» Task statement
Print exactly what lies from the line with "Emit a Python" down to the line with "plt.rcParams['font.family'] = ['Liberation", counting both of those lines, but not the pictures.

┌─ Provided data

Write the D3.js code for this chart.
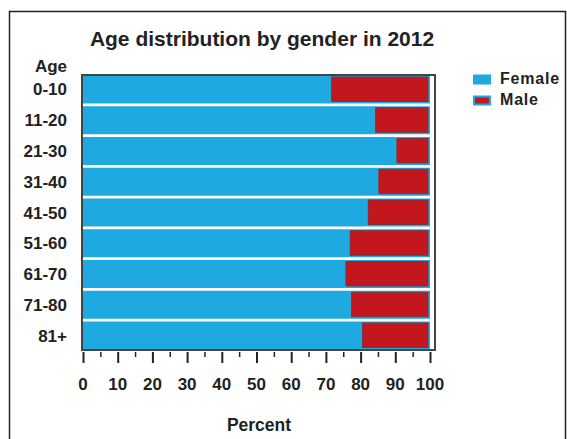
<!DOCTYPE html>
<html><head><meta charset="utf-8">
<script src="https://cdn.jsdelivr.net/npm/d3@7"></script>
<style>html,body{margin:0;padding:0;background:#fff;}svg{display:block;font-family:"Liberation Sans",Arial,sans-serif;font-weight:bold;}</style>
</head><body>
<script>
const categories = ["0-10","11-20","21-30","31-40","41-50","51-60","61-70","71-80","81+"];
const female = [71.5, 84.1, 90.3, 85.1, 82.0, 76.8, 75.6, 77.2, 80.4];
const male = [28.5, 15.9, 9.7, 14.9, 18.0, 23.2, 24.4, 22.8, 19.6];
const seriesNames = ["Female","Male"];
const xTicks = [0,10,20,30,40,50,60,70,80,90,100];
const xMinorTicks = [5,15,25,35,45,55,65,75,85,95];

const W = 567, H = 439;
const BLUE = "#1ea9e0", RED = "#c3161d";
const svg = d3.select("body").append("svg").attr("width", W).attr("height", H);

// outer frame
svg.append("rect").attr("x", 9.5).attr("y", 11.5).attr("width", 556).attr("height", 460)
  .attr("fill", "none").attr("stroke", "#222").attr("stroke-width", 1.5);

const plot = {left: 82, right: 435, top: 75, bottom: 350};
const x = d3.scaleLinear().domain([0, 100]).range([83, 430]);
const y = d3.scaleBand().domain(categories).range([plot.top + 0.5, plot.bottom - 0.5]).paddingInner(0.09).paddingOuter(0);

// title
svg.append("text").attr("x", 262).attr("y", 46).attr("text-anchor", "middle")
  .attr("font-size", 21).attr("fill", "#222").text("Age distribution by gender in 2012");

// Age label
svg.append("text").attr("x", 67).attr("y", 72).attr("text-anchor", "end")
  .attr("font-size", 17).attr("fill", "#222").text("Age");

const data = categories.map((c, i) => ({c, f: female[i], m: male[i]}));

// female bars
svg.append("g").selectAll("rect").data(data).join("rect")
  .attr("x", x(0)).attr("y", d => y(d.c))
  .attr("width", d => x(d.f) - x(0)).attr("height", y.bandwidth())
  .attr("fill", BLUE);

// male bars (blue border, red inner)
const mg = svg.append("g").selectAll("g").data(data).join("g");
mg.append("rect")
  .attr("x", d => x(d.f)).attr("y", d => y(d.c))
  .attr("width", d => x(100) - x(d.f)).attr("height", y.bandwidth())
  .attr("fill", BLUE);
mg.append("rect")
  .attr("x", d => x(d.f) + 0.5).attr("y", d => y(d.c) + 1.5)
  .attr("width", d => x(100) - x(d.f) - 2.5).attr("height", y.bandwidth() - 3.5)
  .attr("fill", RED).attr("stroke", "#6f3b4a").attr("stroke-width", 1);

// plot frame
svg.append("rect").attr("x", plot.left).attr("y", plot.top)
  .attr("width", plot.right - plot.left).attr("height", plot.bottom - plot.top)
  .attr("fill", "none").attr("stroke", "#444").attr("stroke-width", 2);

// y labels
svg.append("g").selectAll("text").data(categories).join("text")
  .attr("x", 67).attr("y", d => y(d) + y.bandwidth() / 2 + 6)
  .attr("text-anchor", "end").attr("font-size", 17).attr("fill", "#222").text(d => d);

// x axis ticks
const axisG = svg.append("g").attr("transform", `translate(0,352)`);
axisG.call(d3.axisBottom(x).tickValues(xTicks).tickSize(11).tickFormat(""))
  .call(g => g.select(".domain").remove())
  .call(g => g.selectAll(".tick line").attr("stroke", "#222").attr("stroke-width", 2));
const minorG = svg.append("g").attr("transform", `translate(0,352)`);
minorG.call(d3.axisBottom(x).tickValues(xMinorTicks).tickSize(5).tickFormat(""))
  .call(g => g.select(".domain").remove())
  .call(g => g.selectAll(".tick line").attr("stroke", "#222").attr("stroke-width", 1.5));

svg.append("g").selectAll("text").data(xTicks).join("text")
  .attr("x", d => x(d)).attr("y", 390).attr("text-anchor", "middle")
  .attr("font-size", 17).attr("fill", "#222").text(d => d);

svg.append("text").attr("x", 259).attr("y", 431).attr("text-anchor", "middle")
  .attr("font-size", 17.5).attr("fill", "#222").text("Percent");

// legend
const lg = svg.append("g");
lg.append("rect").attr("x", 473).attr("y", 74.5).attr("width", 18).attr("height", 10).attr("fill", BLUE);
lg.append("rect").attr("x", 474).attr("y", 96.5).attr("width", 16).attr("height", 8)
  .attr("fill", RED).attr("stroke", BLUE).attr("stroke-width", 2);
lg.append("text").attr("x", 500).attr("y", 83.5).attr("font-size", 16).attr("letter-spacing", 0.8)
  .attr("fill", "#222").text(seriesNames[0]);
lg.append("text").attr("x", 500).attr("y", 104.5).attr("font-size", 16).attr("letter-spacing", 0.8)
  .attr("fill", "#222").text(seriesNames[1]);
</script>
</body></html>
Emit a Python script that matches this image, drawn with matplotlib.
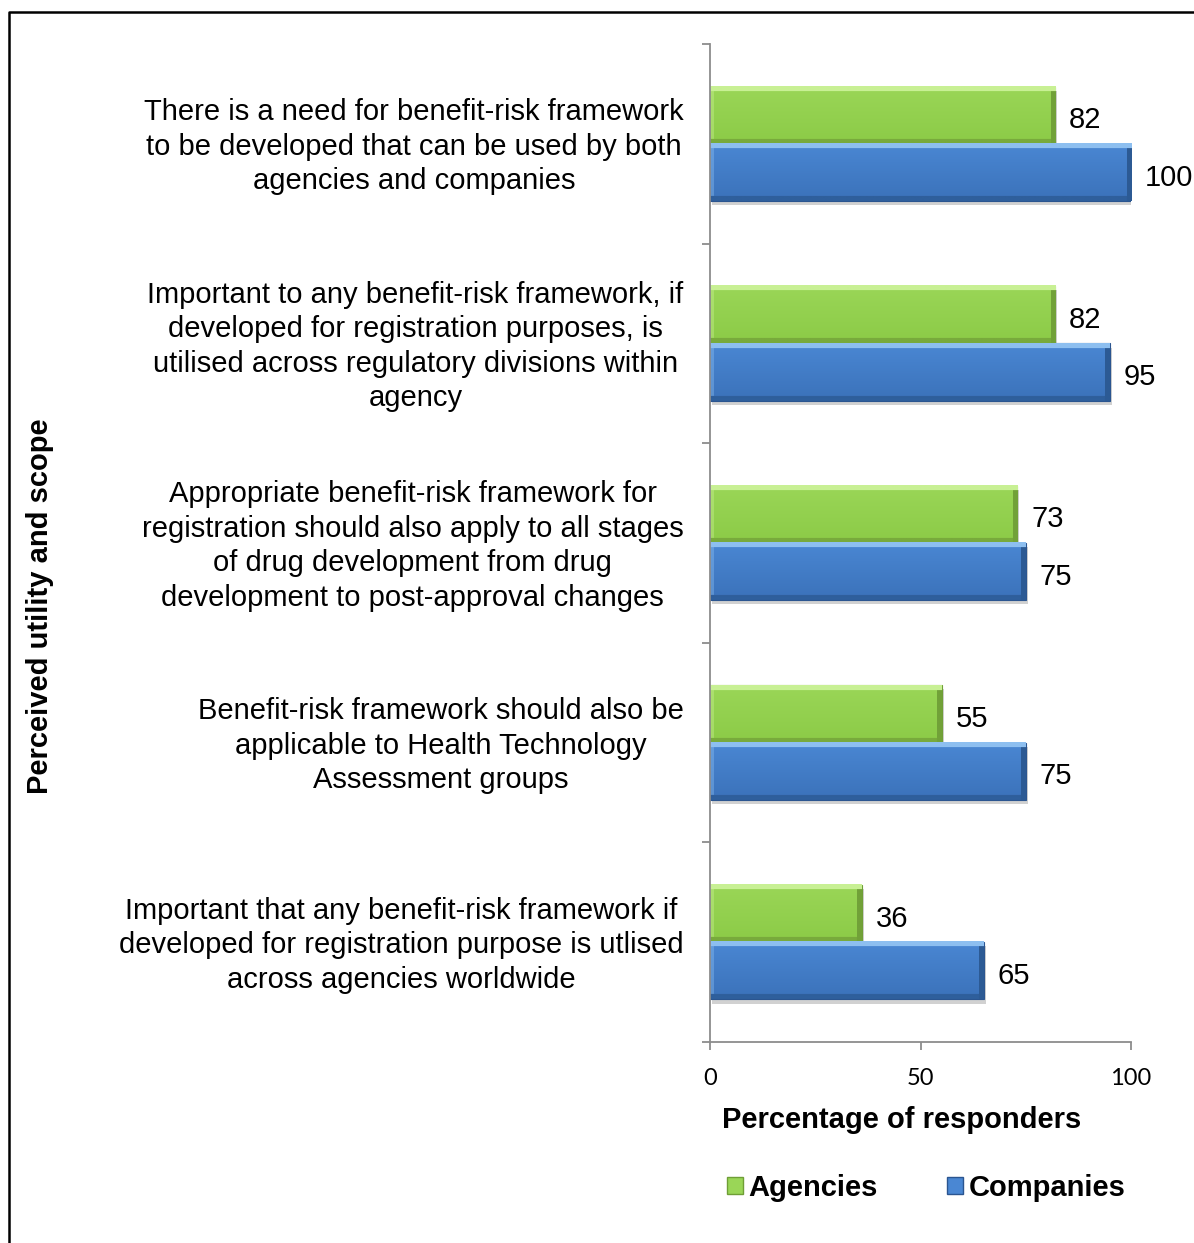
import numpy as np
import matplotlib
matplotlib.use("Agg")
import matplotlib.pyplot as plt
from matplotlib.lines import Line2D
from matplotlib.patches import Patch
from matplotlib.transforms import ScaledTranslation
import matplotlib.patheffects as pe

plt.rcParams['font.family'] = ['Liberation Sans', 'DejaVu Sans']

statements = [
    "There is a need for benefit-risk framework\nto be developed that can be used by both\nagencies and companies",
    "Important to any benefit-risk framework, if\ndeveloped for registration purposes, is\nutilised across regulatory divisions within\nagency",
    "Appropriate benefit-risk framework for\nregistration should also apply to all stages\nof drug development from drug\ndevelopment to post-approval changes",
    "Benefit-risk framework should also be\napplicable to Health Technology\nAssessment groups",
    "Important that any benefit-risk framework if\ndeveloped for registration purpose is utlised\nacross agencies worldwide",
]
agencies = [82, 82, 73, 55, 36]
companies = [100, 95, 75, 75, 65]
x_ticks = [0, 50, 100]

FS = 21

W, H = 1194, 1243
fig = plt.figure(figsize=(W / 100, H / 100), dpi=100)
ax = fig.add_axes([710 / W, 1 - 1042 / H, (1131 - 710) / W, (1042 - 44) / H])

n = len(statements)
pos = np.arange(n)
bh = 0.287

green_pal = dict(face='#9ad657', light='#c8f094', low='#8ccb47', dark='#78aa3c', edge='#6f9e36')
blue_pal = dict(face='#4a87d3', light='#8dbff0', low='#3b72ba', dark='#2f5f9c', edge='#2b5590')

shadow = [pe.SimplePatchShadow(offset=(1.5, -3), shadow_rgbFace='#9a9a9a', alpha=0.45), pe.Normal()]
bars_a = ax.barh(pos - bh / 2, agencies, height=bh, color=green_pal['face'],
                 edgecolor=green_pal['edge'], linewidth=0.8, zorder=2, path_effects=shadow)
bars_c = ax.barh(pos + bh / 2, companies, height=bh, color=blue_pal['face'],
                 edgecolor=blue_pal['edge'], linewidth=0.8, zorder=2, path_effects=shadow)

ax.set_xlim(0, 100)
ax.set_ylim(n - 0.5, -0.5)


def rgb(h):
    return np.array(matplotlib.colors.to_rgb(h))


def bevel_fill(bars, pal):
    """Paint a bevelled gradient inside each bar, clipped to the bar patch."""
    fig.canvas.draw()
    for b in bars:
        x, y, w, h = b.get_x(), b.get_y(), b.get_width(), b.get_height()
        p0 = ax.transData.transform((x, y))
        p1 = ax.transData.transform((x + w, y + h))
        wpx = max(int(round(abs(p1[0] - p0[0]))), 2)
        hpx = max(int(round(abs(p1[1] - p0[1]))), 2)
        t = np.linspace(0, 1, hpx)[:, None, None]
        img = rgb(pal['face'])[None, None, :] * (1 - t) + rgb(pal['low'])[None, None, :] * t
        img = np.repeat(img, wpx, axis=1)
        rows = np.broadcast_to(np.arange(hpx)[:, None], (hpx, wpx))
        cols = np.broadcast_to(np.arange(wpx)[None, :], (hpx, wpx))
        bev = 5
        top = rows < bev
        bottom = rows >= hpx - bev
        right = cols >= wpx - bev
        left = cols < 4
        img[left & ~top & ~bottom] = img[left & ~top & ~bottom] * 0.6 + rgb(pal['light']) * 0.4
        img[top] = rgb(pal['light'])
        img[bottom] = rgb(pal['dark'])
        img[right & ~top] = rgb(pal['dark']) * 0.95
        ax.imshow(img, extent=(x, x + w, y + h, y), origin='upper', aspect='auto',
                  interpolation='bilinear', zorder=2.5, clip_path=b, clip_on=True)
    ax.set_xlim(0, 100)
    ax.set_ylim(n - 0.5, -0.5)


bevel_fill(bars_a, green_pal)
bevel_fill(bars_c, blue_pal)

for b, v in zip(list(bars_a) + list(bars_c), agencies + companies):
    ax.annotate(f"{v}", xy=(v, b.get_y() + b.get_height() / 2), xytext=(10, -1.5),
                textcoords='offset points', ha='left', va='center_baseline', fontsize=FS,
                annotation_clip=False, clip_on=False)

# axes styling
for s in ['top', 'right']:
    ax.spines[s].set_visible(False)
for s in ['left', 'bottom']:
    ax.spines[s].set_color('#8c8c8c')
    ax.spines[s].set_linewidth(1.3)

ax.set_yticks(pos)
ax.set_yticklabels(statements, fontsize=FS, linespacing=1.29)
ax.set_yticks(np.arange(-0.5, n, 1.0), minor=True)
ax.tick_params(axis='y', which='major', length=0, pad=19)
ax.tick_params(axis='y', which='minor', length=6, color='#8c8c8c', width=1.3, direction='out')
label_shift = ScaledTranslation(0, -3 / 100, fig.dpi_scale_trans)
for lab in ax.get_yticklabels():
    lab.set_multialignment('center')
    lab.set_verticalalignment('center')
    lab.set_transform(lab.get_transform() + label_shift)

ax.set_xticks(x_ticks)
ax.set_xticklabels([str(t) for t in x_ticks], family=['Lato', 'DejaVu Sans'], fontsize=17)
ax.tick_params(axis='x', length=6, color='#8c8c8c', width=1.3, direction='out', pad=13)

fig.text(902 / W, 1 - 1120 / H, "Percentage of responders", ha='center', va='center',
         fontsize=FS, fontweight='bold')
fig.text(40 / W, 1 - 606 / H, "Perceived utility and scope", ha='center', va='center',
         rotation=90, fontsize=FS, fontweight='bold')

handles = [Patch(facecolor=green_pal['face'], edgecolor=green_pal['edge'], label='Agencies'),
           Patch(facecolor=blue_pal['face'], edgecolor=blue_pal['edge'], label='Companies')]
leg = fig.legend(handles=handles, loc='center', bbox_to_anchor=(926 / W, 1 - 1188 / H),
                 ncol=2, frameon=False, handlelength=0.55, handleheight=0.55,
                 handletextpad=0.2, columnspacing=2.35, prop=dict(size=FS, weight='bold'))

# outer frame
fig.add_artist(Line2D([9 / W, 9 / W, 1193 / W], [0, 1 - 12 / H, 1 - 12 / H],
                      transform=fig.transFigure, color='black', linewidth=1.8))

fig.savefig("out.png", dpi=100)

└─

» Reply
Emit a Python script that matches this image, drawn with matplotlib.
import numpy as np
import matplotlib
matplotlib.use("Agg")
import matplotlib.pyplot as plt
from matplotlib.lines import Line2D
from matplotlib.patches import Patch
from matplotlib.transforms import ScaledTranslation
import matplotlib.patheffects as pe

plt.rcParams['font.family'] = ['Liberation Sans', 'DejaVu Sans']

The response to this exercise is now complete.